-------- Dataset content
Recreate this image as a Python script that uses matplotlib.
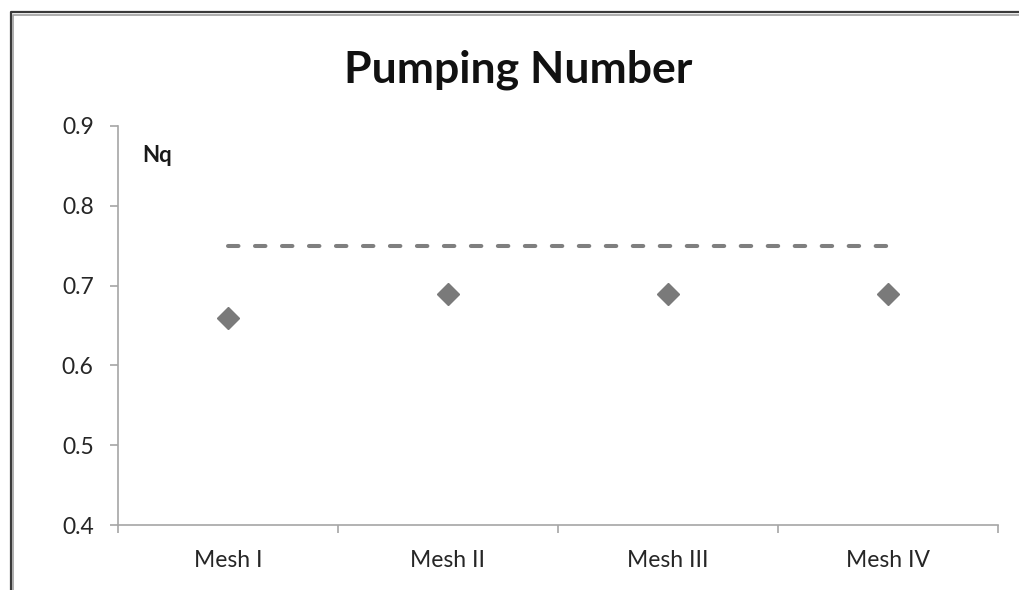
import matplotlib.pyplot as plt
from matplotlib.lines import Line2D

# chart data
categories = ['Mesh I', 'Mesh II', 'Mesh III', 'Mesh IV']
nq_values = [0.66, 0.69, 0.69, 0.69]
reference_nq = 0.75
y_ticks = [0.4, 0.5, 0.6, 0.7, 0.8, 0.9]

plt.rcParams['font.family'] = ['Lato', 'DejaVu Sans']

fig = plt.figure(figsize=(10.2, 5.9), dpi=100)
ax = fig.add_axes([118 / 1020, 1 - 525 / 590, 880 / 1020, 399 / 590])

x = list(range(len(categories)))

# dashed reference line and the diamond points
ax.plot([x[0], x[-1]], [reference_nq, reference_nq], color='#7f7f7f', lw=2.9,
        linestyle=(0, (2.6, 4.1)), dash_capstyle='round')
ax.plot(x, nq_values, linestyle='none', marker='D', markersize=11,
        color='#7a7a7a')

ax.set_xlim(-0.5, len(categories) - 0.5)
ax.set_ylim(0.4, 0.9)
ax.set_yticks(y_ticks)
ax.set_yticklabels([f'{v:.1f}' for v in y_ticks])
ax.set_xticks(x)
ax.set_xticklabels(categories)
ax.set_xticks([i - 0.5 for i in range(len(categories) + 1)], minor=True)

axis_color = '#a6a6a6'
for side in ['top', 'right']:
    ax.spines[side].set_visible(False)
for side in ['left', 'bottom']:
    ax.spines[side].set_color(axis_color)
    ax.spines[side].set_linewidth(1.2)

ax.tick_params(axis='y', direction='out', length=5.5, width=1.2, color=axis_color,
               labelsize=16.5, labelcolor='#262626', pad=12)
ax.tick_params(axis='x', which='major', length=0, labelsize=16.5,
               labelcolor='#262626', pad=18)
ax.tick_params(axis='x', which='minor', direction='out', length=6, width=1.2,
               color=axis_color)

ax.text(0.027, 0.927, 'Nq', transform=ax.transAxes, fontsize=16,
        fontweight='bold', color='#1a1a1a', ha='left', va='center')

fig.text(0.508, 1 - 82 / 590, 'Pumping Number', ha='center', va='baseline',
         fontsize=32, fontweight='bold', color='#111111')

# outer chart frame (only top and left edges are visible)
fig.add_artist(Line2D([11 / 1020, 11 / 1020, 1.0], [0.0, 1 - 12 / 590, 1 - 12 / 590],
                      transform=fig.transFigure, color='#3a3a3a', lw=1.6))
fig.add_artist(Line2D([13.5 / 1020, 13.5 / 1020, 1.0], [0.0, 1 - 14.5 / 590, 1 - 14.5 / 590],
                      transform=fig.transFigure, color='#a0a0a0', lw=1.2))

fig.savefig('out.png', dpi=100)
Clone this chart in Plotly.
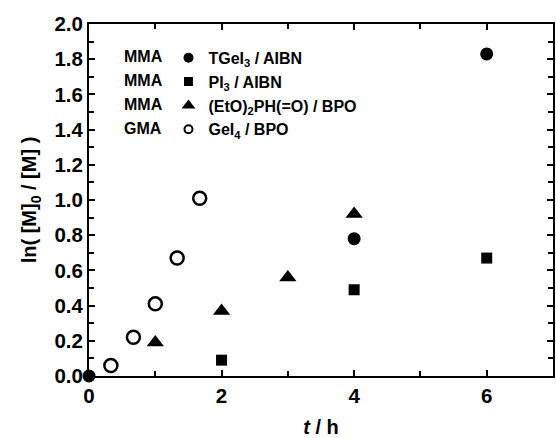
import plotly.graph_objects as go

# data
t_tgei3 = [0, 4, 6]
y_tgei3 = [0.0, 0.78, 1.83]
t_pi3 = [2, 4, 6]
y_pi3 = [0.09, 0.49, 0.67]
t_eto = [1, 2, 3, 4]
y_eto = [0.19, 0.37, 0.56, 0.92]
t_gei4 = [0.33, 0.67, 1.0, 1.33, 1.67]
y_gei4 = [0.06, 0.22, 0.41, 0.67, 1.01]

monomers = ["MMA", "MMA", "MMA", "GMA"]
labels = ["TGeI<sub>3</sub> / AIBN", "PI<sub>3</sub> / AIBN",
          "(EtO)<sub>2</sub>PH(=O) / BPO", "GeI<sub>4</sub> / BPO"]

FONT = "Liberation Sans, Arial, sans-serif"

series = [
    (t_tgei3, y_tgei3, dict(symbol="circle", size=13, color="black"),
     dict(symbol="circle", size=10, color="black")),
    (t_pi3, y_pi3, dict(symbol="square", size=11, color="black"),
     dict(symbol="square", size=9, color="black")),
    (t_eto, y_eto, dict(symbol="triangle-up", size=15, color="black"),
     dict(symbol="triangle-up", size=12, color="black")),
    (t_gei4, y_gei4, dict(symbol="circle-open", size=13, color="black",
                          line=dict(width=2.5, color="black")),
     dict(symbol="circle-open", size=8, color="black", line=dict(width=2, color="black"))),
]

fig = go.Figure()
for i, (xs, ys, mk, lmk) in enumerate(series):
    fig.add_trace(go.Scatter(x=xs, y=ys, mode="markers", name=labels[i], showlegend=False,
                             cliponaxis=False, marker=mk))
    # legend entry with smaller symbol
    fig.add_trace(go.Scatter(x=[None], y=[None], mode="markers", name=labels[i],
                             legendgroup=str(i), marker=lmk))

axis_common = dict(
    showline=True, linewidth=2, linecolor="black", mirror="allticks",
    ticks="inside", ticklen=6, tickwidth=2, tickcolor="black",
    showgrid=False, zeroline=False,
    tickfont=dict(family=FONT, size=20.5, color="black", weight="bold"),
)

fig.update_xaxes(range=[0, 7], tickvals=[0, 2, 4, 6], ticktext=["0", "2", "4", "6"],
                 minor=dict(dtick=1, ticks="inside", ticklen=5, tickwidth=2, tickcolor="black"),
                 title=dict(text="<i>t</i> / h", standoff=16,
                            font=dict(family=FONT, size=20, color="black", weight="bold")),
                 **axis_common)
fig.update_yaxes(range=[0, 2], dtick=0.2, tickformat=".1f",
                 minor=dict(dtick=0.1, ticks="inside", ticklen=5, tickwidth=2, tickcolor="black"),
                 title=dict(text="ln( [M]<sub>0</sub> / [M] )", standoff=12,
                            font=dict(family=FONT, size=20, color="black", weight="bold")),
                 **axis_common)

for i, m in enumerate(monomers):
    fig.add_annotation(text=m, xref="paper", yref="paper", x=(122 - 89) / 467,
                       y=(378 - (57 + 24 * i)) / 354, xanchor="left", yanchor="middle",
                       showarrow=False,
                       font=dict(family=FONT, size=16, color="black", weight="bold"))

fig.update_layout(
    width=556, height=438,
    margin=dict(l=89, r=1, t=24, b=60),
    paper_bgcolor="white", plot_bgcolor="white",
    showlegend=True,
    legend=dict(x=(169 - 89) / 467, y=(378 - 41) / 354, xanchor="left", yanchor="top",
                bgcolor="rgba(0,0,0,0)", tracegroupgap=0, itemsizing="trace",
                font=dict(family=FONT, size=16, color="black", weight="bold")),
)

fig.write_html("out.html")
----------------
Exercise instructions. Make a copy of each line that contains the string "this".

Answer to the task.
Recreate this image as a Python script that uses matplotlib.
Clone this chart in Plotly.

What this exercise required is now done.